The opium dreams are periodic: There are nights during which he dreams historical scenes; then there is a period of architectural dreams—vast piles of buildings and enormous cities; these are followed by dreams of water—lakes, lagoons, vast oceans. He next dreams of countless human faces presenting themselves in peculiar situations to his mind’s eye.

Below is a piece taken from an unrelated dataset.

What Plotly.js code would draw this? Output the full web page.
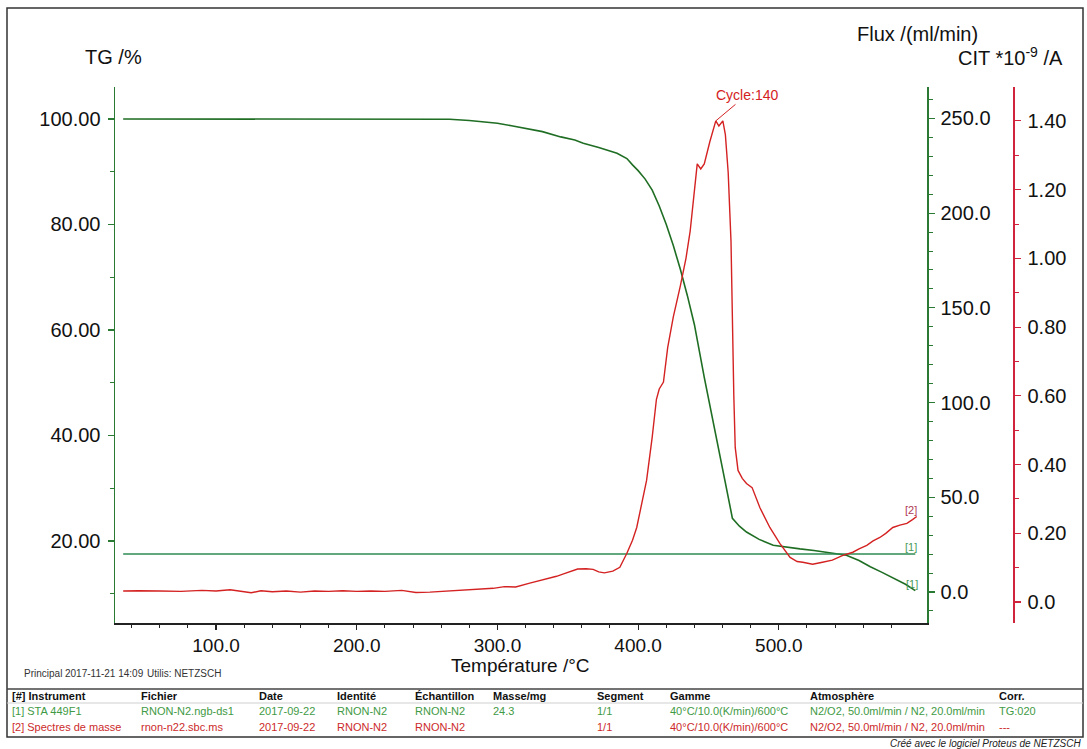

In May, 1818, De Quincey’s dream visions take on an Asian theme. At times he is in China, or in India. Where in previous dream sequences he had known only spiritual horrors, in these Asian dreams he senses physical horror from reptiles and frightful birds. In the summer of 1819, still addicted to opium, he dreams of a graveyard in his own little valley. In the dream he arises and walks out of his cottage yard to enjoy the air. He thinks he sees an Asian city and, beneath a palm tree, Ann, the streetwalker friend of his youth. She does not speak; the dream fades and he finds himself walking with her in the streets of London. In 1820, one vision is so terrifying in its profundity and breadth that he awakes and declares that he will never sleep again.

Finally, De Quincey reasons that he will surely die if he continues to take opium and that he might die in the attempt to break the habit. With so little choice, he decides to try to free himself from opium. He reduces his ration gradually and finally breaks free, thus proving to himself that an addict may end a habit of seventeen years’ duration.